Ain't that the truth! I am getting closer - I was really surprised I got a phone call that quick so that's good - someone is listening and hopefully knows that I am NOT going away. :)


Have a great night!
Rachelle


Tuesday, May 11, 2010

Ear/Nose/Throat (ENT) follow/up appt today...

Today I saw my ENT doctor. We discussed the ringing in my ear and the metal taste in my mouth. He believes the ringing in my ear is from the swelling/inflammation/increased blood flow to my ear post radiation treatments. He doesn't think it will be permanent (yea) and that it will eventually go away. With CK (Cyberknife), symptoms can stick around for 1 - 1 1/2 years. So, I might have to wait awhile for this nuisance to go away but that's o.k.

As for that icky/metal taste in my mouth...I thought it was coming from my salivary glands. I think I posted a few back that my friend had radiation treatments in her neck area and she had that awful taste and her ENT doctor told her to express her salivary glands and that worked for her. Well, I have been doing that in hopes that it would help but it won't for 'my' situation. My neck wasn't radiated - my outer brain/ear area was. He told me that your 'taste' nerve runs in the branches of nerves around your ear (which include your hearing/balance nerves). Who would've thought that your 'taste' nerve would go up around your ear??!! Anyway, that's why I have that funky taste and there is nothing I can do for it. He also believes that this won't be permanent (yea again) and that it will eventually go away.
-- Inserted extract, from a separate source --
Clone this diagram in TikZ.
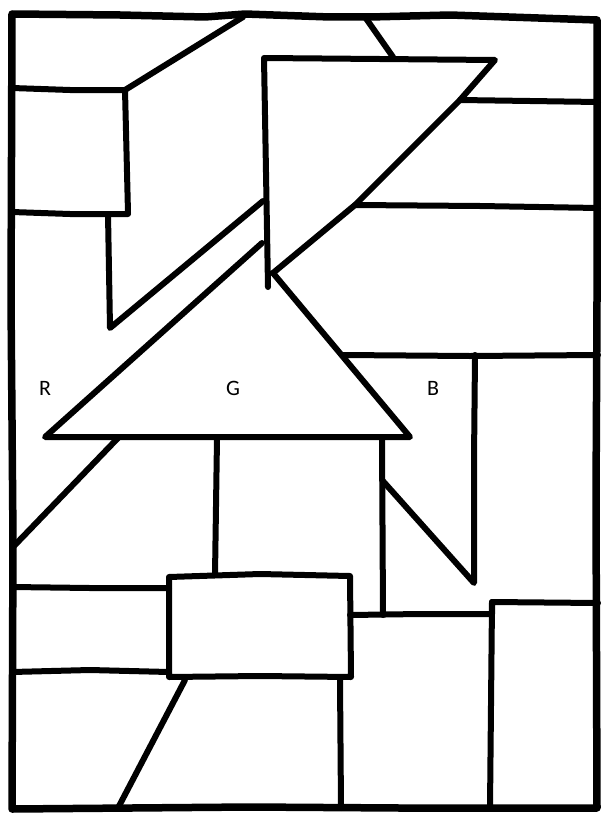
\documentclass[tikz,border=0pt]{standalone}
\usepackage{fontspec}
\setmainfont{Carlito}
\begin{document}
\begin{tikzpicture}[x=1pt,y=-1pt,
  ink/.style={line width=6pt,line join=round,line cap=round},
  frame/.style={line width=7.5pt,line join=round,line cap=round},
  lbl/.style={font=\fontsize{22}{24}\selectfont,inner sep=0pt}]
\useasboundingbox[fill=white] (0,0) rectangle (603,816);
% outer frame
\draw[frame] (12,14) -- (120,15) -- (205,17) -- (245,14) -- (330,17) -- (370,17) -- (450,15) -- (597,20)
  -- (597,300) -- (596,500) -- (597,808) -- (400,808) -- (250,807) -- (12,809) -- (13,540) -- (11,300) -- cycle;
% top-left
\draw[ink] (243,17) -- (125,90);
\draw[ink] (12,88) -- (70,90) -- (125,90) -- (128,213);
\draw[ink] (12,212) -- (70,214) -- (128,214);
\draw[ink] (108,214) -- (110,328) -- (263,201);
% upper triangle
\draw[ink] (268,287) -- (264,58) -- (495,60) -- (460,100) -- (355,205) -- (273,273);
\draw[ink] (365,17) -- (393,57);
\draw[ink] (460,100) -- (530,101) -- (598,102);
\draw[ink] (355,205) -- (480,206) -- (598,208);
% G triangle
\draw[ink] (262,243) -- (45,437) -- (410,437) -- (273,273);
\draw[ink] (118,438) -- (13,547);
\draw[ink] (217,438) -- (215,575);
% middle rectangle
\draw[ink] (169,577) -- (260,574) -- (350,576) -- (351,677) -- (260,676) -- (169,677) -- cycle;
\draw[ink] (12,587) -- (90,588) -- (169,588);
\draw[ink] (12,672) -- (90,670) -- (169,672);
\draw[ink] (185,680) -- (118,808);
\draw[ink] (340,680) -- (341,808);
% right side
\draw[ink] (343,355) -- (470,356) -- (598,355);
\draw[ink] (475,355) -- (474,460) -- (474,583) -- (382,480);
\draw[ink] (382,437) -- (383,615);
\draw[ink] (350,615) -- (420,614) -- (492,614) -- (492,602) -- (598,603);
\draw[ink] (492,602) -- (490,808);
% labels
\node[lbl] (R) at (45,388) {R};
\node[lbl] (G) at (233,388) {G};
\node[lbl] (B) at (433,388) {B};
\end{tikzpicture}
\end{document}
So, I am going to see my primary doctor , my neuro doc in 3 months and I finished my letter to Sharp today. It's awesome if I do say so myself! :) Remember that lady I got in contact w/from Cyberknife who was like 'gold' for my appeal? Well, she suggested some things and I cannot believe, still, that I came in contact with that special lady. Catherine - you rock!! :) I am hoping Sharp will receive their letter in a couple days and I am REALLY hoping to get a call from the executive director (whom I sent it to). We'll see what happens but if I don't hear from him in a few weeks, you should all know me by now..............."I" will be calling him (smile).
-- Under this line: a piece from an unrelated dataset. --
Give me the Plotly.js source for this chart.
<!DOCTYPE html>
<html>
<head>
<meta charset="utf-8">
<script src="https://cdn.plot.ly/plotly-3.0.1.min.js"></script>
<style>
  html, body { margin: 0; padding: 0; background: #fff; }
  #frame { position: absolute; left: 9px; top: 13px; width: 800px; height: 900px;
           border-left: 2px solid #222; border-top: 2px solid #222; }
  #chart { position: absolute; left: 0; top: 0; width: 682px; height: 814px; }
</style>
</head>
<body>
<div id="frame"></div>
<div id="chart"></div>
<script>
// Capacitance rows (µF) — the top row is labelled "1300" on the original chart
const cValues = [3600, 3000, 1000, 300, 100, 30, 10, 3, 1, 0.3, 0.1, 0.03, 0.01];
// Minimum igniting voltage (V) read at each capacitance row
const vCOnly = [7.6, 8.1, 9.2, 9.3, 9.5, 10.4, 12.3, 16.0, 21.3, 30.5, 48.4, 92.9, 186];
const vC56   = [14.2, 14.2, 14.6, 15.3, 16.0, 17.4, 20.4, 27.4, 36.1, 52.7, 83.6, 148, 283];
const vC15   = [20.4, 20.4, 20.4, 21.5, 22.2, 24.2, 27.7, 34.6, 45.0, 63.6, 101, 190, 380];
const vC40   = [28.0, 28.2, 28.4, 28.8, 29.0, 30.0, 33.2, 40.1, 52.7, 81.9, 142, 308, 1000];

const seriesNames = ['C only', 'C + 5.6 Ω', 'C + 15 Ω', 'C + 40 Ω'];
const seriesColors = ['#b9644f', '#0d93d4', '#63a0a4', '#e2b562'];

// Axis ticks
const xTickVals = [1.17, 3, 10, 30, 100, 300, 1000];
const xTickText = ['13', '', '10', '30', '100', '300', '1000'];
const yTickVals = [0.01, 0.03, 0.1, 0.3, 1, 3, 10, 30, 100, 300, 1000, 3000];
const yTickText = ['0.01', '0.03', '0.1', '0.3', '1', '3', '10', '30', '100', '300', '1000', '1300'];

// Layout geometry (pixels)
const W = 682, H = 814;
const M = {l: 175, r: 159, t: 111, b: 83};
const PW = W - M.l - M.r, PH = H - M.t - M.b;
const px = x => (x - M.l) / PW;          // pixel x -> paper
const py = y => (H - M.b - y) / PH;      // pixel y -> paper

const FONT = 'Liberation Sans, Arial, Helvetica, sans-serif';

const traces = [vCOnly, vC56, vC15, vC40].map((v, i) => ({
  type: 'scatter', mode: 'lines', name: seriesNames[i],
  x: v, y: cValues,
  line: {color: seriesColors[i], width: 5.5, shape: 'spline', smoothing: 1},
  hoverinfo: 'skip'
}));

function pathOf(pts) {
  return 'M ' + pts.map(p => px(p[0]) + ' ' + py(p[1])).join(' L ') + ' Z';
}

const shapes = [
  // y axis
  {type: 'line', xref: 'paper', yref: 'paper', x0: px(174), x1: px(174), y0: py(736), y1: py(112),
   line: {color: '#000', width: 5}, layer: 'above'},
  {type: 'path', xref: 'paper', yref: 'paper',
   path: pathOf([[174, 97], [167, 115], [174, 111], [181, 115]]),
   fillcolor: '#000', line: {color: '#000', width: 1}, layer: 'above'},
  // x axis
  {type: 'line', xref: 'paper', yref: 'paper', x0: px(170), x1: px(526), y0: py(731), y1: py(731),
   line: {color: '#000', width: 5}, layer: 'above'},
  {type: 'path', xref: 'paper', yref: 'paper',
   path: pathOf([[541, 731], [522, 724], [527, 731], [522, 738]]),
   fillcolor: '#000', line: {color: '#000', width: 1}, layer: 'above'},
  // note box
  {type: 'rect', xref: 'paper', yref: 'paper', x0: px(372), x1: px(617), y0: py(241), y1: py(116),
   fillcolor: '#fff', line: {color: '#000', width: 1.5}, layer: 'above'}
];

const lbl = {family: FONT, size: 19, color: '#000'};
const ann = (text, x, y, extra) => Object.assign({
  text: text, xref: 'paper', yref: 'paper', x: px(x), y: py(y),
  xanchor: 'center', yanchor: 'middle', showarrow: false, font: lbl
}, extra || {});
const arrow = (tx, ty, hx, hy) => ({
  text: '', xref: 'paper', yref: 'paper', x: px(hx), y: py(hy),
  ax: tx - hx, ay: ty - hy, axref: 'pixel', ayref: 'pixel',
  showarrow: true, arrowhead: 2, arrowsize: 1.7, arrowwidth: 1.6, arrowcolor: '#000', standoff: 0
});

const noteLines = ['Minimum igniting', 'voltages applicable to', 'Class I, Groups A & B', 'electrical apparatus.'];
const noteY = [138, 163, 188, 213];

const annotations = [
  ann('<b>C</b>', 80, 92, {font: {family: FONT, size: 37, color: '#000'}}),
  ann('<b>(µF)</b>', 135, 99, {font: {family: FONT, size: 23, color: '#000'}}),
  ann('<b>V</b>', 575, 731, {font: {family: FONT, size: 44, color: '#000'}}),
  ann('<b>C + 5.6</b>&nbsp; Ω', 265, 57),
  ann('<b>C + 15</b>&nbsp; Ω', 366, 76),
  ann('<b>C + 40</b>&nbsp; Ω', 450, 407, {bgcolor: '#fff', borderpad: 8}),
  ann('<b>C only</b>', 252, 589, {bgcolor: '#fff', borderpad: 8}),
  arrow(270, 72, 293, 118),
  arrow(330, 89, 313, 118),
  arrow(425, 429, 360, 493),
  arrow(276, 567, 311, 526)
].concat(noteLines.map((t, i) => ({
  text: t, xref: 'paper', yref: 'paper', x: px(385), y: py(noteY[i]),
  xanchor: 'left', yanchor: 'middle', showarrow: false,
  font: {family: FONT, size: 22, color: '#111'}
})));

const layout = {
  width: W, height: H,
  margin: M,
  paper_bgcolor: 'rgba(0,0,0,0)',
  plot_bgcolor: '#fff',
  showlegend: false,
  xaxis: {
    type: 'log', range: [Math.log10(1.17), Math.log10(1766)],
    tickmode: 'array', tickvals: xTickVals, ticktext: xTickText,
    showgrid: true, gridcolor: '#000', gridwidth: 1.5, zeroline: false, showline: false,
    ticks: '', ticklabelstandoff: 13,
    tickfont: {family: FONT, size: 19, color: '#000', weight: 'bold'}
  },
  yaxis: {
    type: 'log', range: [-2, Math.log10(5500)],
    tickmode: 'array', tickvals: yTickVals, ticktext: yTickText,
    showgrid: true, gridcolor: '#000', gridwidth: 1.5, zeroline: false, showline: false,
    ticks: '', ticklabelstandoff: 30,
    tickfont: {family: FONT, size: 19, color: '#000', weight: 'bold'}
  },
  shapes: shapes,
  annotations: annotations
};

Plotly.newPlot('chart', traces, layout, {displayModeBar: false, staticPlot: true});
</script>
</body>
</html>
Today's Daily Affirmation:

"Here is the test to find whether your mission on earth is finished. If you're alive, it isn't." ~Richard Bach

I certainly don't think 'my' mission is finished. I still have things to do in this life. I am still trying to figure out my purpose and what God's plans are for me but I think that with time, I will figure it out. This past year screams 'advocate' to me - to be a voice for others who don't have the will to fight but I am not sure that is quite it. Time will tell and for now I must be patient.